Handy Shipping Guide
- Editor: John Shingleton
- Categories: Freight, Shipping, Logistics, Drayage
- Frequency: Daily
- First issue: 1887
- Final issue: December 1988
- Company: Handy Shipping Guide
- Country: United Kingdom
- Language: English
- Website: www.handyshippingguide.com

= Handy Shipping Guide =

The Handy Shipping Guide is an online magazine that in its current format provides news and an information directory catering to the international freight and logistics industry.

==History==
The Handy Shipping Guide initially started in 1887 in London as a printed weekly source of information on vessels that were loading / unloading or else preparing to sail globally, the location of British registered ships as well as information on vessels that had cleared UK customs for departure and those that were about to enter bond. The publication also contained lists of vessels overdue.

The printed guide, which closed in December 1988, now provides historians with a critical research resource that provides economic and maritime data from an important period of history - from the height of the European Empires through to the rise of the United States and the towards the end of the Cold War. The National Maritime Museum in England holds a large collection of the original printed format which is accessible to researchers, though the collection is incomplete.

==Resurrection==
On 22 May 2009 the Handy Shipping Guide resumed publishing in an online format. Now combining a service directory as well as its primary news page which aimed at a wider audience across the global logistics industry, the new Guide's first story reported the winning of "Mariner of the Year, 2009" by Captain Richard Phillips.

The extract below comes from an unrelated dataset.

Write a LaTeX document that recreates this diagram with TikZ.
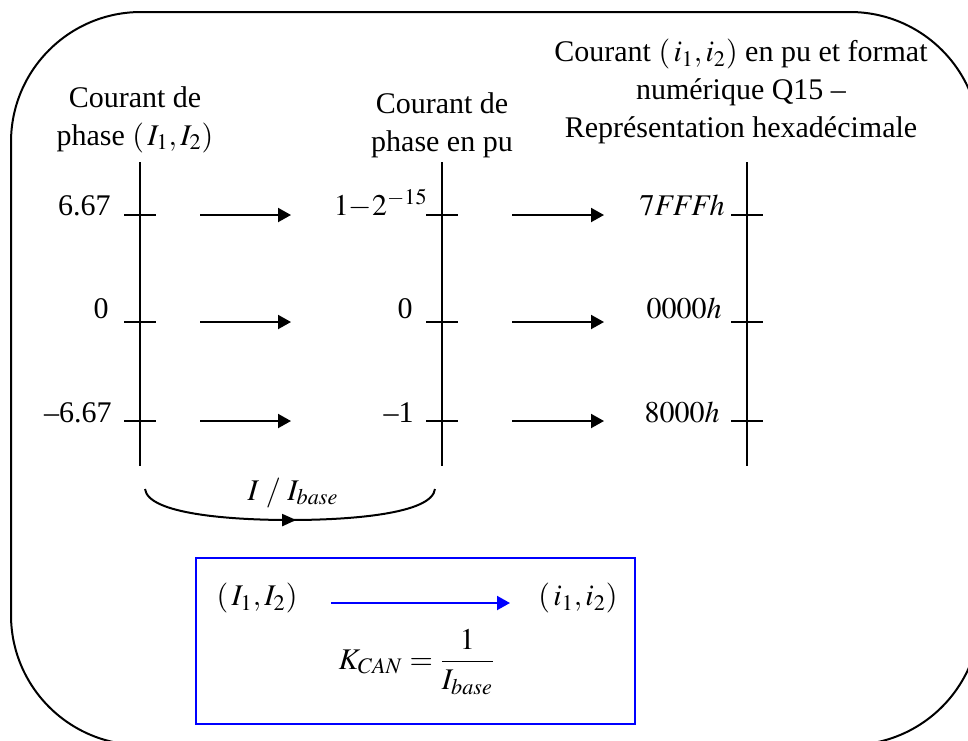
\documentclass[tikz,border=0pt]{standalone}
\usepackage{mathptmx}
\usepackage{fontspec}
\setmainfont{Liberation Serif}
\usepackage{tikz}
\usetikzlibrary{
  arrows.meta,
  positioning,
  calc,
  decorations.markings
}
\definecolor{CanBlue}{HTML}{0000FF}

\begin{document}
\begin{tikzpicture}[
    x=0.5pt, y=-0.5pt,
    every node/.style={font=\fontsize{15}{19}\selectfont, inner sep=0pt},
    axis/.style={line width=1pt},
    conv/.style={line width=1pt, -{Triangle[length=6.5pt,width=7pt]}},
    hdr/.style={align=center, anchor=north}
  ]
    \useasboundingbox (0,0) rectangle (968,740);
    % outer frame, cut by the page
    \begin{scope}
      \clip (0,0) rectangle (968,740);
      \draw[line width=1pt, rounded corners=65pt] (11,12) rectangle (980,745);
    \end{scope}
    % column headers
    \node[hdr] (hdph) at (135,86) {Courant de\\phase $\left(\,I_1,I_2\right)$};
    \node[hdr] (hdpu) at (442,92) {Courant de\\phase en pu};
    \node[hdr] (hdhx) at (741,39) {Courant $\left(\,i_1,i_2\right)$ en pu et format\\numérique Q15 --\\Représentation hexadécimale};
    % scales
    \foreach \name/\x in {ph/140, pu/442, hx/747}{
      \draw[axis] (\x,162) coordinate (\name top) -- (\x,466) coordinate (\name bot);
      \foreach \row/\y in {1/215, 2/322, 3/421}{
        \draw[axis] (\x-16,\y) coordinate (\name tick\row) -- (\x+16,\y);
      }
    }
    % values on each scale
    \foreach \name/\row/\xr/\val in {
      ph/1/111/{6.67},
      ph/2/109/{0},
      ph/3/112/{--6.67},
      pu/1/428/{$1{-}2^{-15}$},
      pu/2/413/{0},
      pu/3/414/{--1},
      hx/1/725/{$7\mathit{FFFh}$},
      hx/2/722/{$0000h$},
      hx/3/720/{$8000h$}
    }{
      \node[anchor=base east] (\name val\row) at (\xr,{215+(\row-1)*103.5}) {\val};
    }
    % conversion arrows
    \foreach \row/\y in {1/215, 2/322, 3/421}{
      \coordinate (a\row s) at (200,\y);
      \coordinate (a\row e) at (291,\y);
      \coordinate (b\row s) at (512,\y);
      \coordinate (b\row e) at (604,\y);
      \draw[conv] (a\row s) -- (a\row e);
      \draw[conv] (b\row s) -- (b\row e);
    }
    % scaling brace
    \coordinate (brl) at (145,489);
    \coordinate (brr) at (435,489);
    \draw[line width=1pt, decoration={markings,
        mark=at position 0.52 with {\arrow{Triangle[length=7pt,width=6pt]}}},
      postaction={decorate}]
      (brl) .. controls (148,514) and (230,520) .. (290,520)
            .. controls (350,520) and (432,514) .. (brr);
    \node[anchor=base] (ibase) at (293,500) {$I\;/\;I_{base}$};
    % gain box
    \node[draw=CanBlue, line width=1pt, minimum width=219.5pt, minimum height=83pt]
      (kbox) at (415.5,641) {};
    \node (capI) at (257,598) {$\left(\,I_1,I_2\right)$};
    \node (capi) at (578,598) {$\left(\,i_1,i_2\right)$};
    \coordinate (ks) at (331,603);
    \coordinate (ke) at (510,603);
    \draw[conv, CanBlue] (ks) -- (ke);
    \node (kcan) at (417,662) {$\displaystyle K_{CAN}=\frac{1}{I_{base}}$};
  \end{tikzpicture}
\end{document}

The new online magazine – or e-zine – started at an opportune time when the traditional freight press, still largely based around "hard-copy" publications, was struggling due to the effects of the Great Recession and the change in readers habits to web-based sources of information. As a result, it established itself well in the new market for digital information and has been consulted by the global mainstream press on stories and the News Archive has proved invaluable as a reference source to many journalists tracking the history of a particular story.